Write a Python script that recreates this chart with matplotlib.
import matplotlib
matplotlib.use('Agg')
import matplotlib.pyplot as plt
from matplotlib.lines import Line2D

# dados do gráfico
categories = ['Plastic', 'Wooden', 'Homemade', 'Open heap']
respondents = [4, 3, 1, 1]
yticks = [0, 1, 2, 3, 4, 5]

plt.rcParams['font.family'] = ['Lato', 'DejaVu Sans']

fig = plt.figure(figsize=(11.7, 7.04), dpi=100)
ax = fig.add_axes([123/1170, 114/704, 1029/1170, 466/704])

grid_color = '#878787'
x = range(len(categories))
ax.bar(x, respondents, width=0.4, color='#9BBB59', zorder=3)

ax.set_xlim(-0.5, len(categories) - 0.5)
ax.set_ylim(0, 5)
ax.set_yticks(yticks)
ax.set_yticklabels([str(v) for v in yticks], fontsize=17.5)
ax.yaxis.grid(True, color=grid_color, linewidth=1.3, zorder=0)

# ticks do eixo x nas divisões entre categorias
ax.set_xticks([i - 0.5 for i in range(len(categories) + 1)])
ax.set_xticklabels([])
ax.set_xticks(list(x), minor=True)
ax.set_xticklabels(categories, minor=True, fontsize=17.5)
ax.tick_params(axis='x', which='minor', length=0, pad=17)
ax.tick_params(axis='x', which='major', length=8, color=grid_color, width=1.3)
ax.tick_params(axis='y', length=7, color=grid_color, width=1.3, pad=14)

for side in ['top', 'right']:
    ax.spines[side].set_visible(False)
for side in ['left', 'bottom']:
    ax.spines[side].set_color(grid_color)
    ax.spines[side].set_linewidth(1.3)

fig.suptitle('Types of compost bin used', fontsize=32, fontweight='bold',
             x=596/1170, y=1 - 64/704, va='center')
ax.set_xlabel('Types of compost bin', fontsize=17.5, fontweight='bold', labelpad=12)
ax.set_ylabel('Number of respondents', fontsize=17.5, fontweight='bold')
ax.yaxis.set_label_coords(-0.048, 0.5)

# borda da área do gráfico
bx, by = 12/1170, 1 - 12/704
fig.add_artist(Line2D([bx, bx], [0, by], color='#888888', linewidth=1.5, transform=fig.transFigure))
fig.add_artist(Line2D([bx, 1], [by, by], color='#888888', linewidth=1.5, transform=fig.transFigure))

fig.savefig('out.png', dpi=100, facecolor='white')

════════

» Directive:
Please give an exact restatement of only the lines from the beginning of the material above to the line with "plt.rcParams['font.family'] = ['Lato', 'DejaVu", inclusive.

» Written solution:
Write a Python script that recreates this chart with matplotlib.
import matplotlib
matplotlib.use('Agg')
import matplotlib.pyplot as plt
from matplotlib.lines import Line2D

# dados do gráfico
categories = ['Plastic', 'Wooden', 'Homemade', 'Open heap']
respondents = [4, 3, 1, 1]
yticks = [0, 1, 2, 3, 4, 5]

plt.rcParams['font.family'] = ['Lato', 'DejaVu Sans']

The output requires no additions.